Sigh. Alamo-Girl, I don't know what it is with some of our correspondents, but somethimes I get the distinct impression that rather than engage the issues brought to the table, some resort to challenging the qualifications and/or motives of the person making an argument they evidently choose to avoid.
The "classical evo reply" that I get all too often is: "You're wrong. You're stupid. And you have a nefarious hidden agenda. So I don't have to waste my time talking to you." And then you get usually extensive chapter-and-verse recapitulations of the blessed texts, and a zillion links to outside sites. As if that sort of thing constitutes any kind of a decent, fair-minded, civil debate, or rational exchange of views.
All questions are ignored, one never learns what a person's actual, active thinking about the issue under dispute is, what grounds his view of the matter is based on, why the avoided question was improper on evidentiary or logical grounds, and so forth. In short, one gets pure polemics and zero rational discussion.

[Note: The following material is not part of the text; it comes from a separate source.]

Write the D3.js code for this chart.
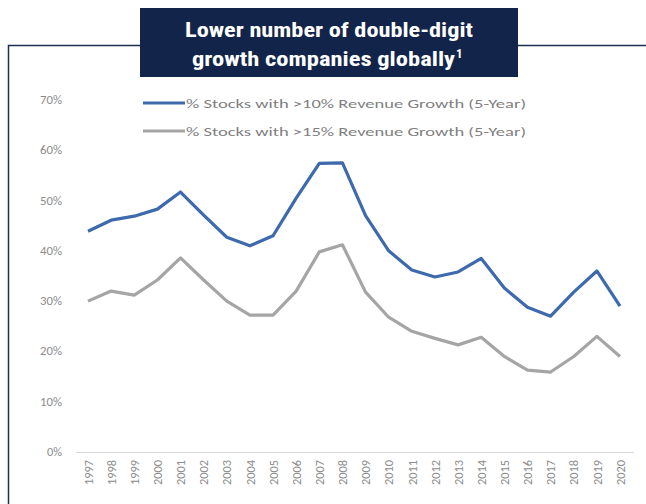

FWIW, if this is the way to defend Darwinist evolutionary theory, then I'd guess the theory must be in really big trouble. This "circling of the wagons" mentality is not helpful to a rational defense of this theory or any other theory.
Outside site. It's usually just Talk.Origins or an offshot such as Panda's Thumb.
It's not about 'circling the wagons', it's about making sure that accurate information is disseminated. Unless you are able to produce the research yourself, your only outlet is to rely on those that can and have done the research. It is difficult for a layman to understand fully, let alone critique, another's work unless that layman has equivalent study and/or experience in the relevant field.
The reason most in academia dislike uninformed debate in venues such as this one is the lack of verification of information. Anything can be said and taken for fact, even if it contradicts what has taken years of verified and replicated research by multiple researchers.
It may be more fun and interesting to be a rationalist than an empiricist, but inductive ponderings will only go so far before deductive arguments need to be considered.
The Chinese professor angst on the other thread is a case in point - rather than address the substance of the quote, the entire discussion was derailed to the refusal to attribute the quote and accusations of dishonesty, global condemnations of all associates, etc.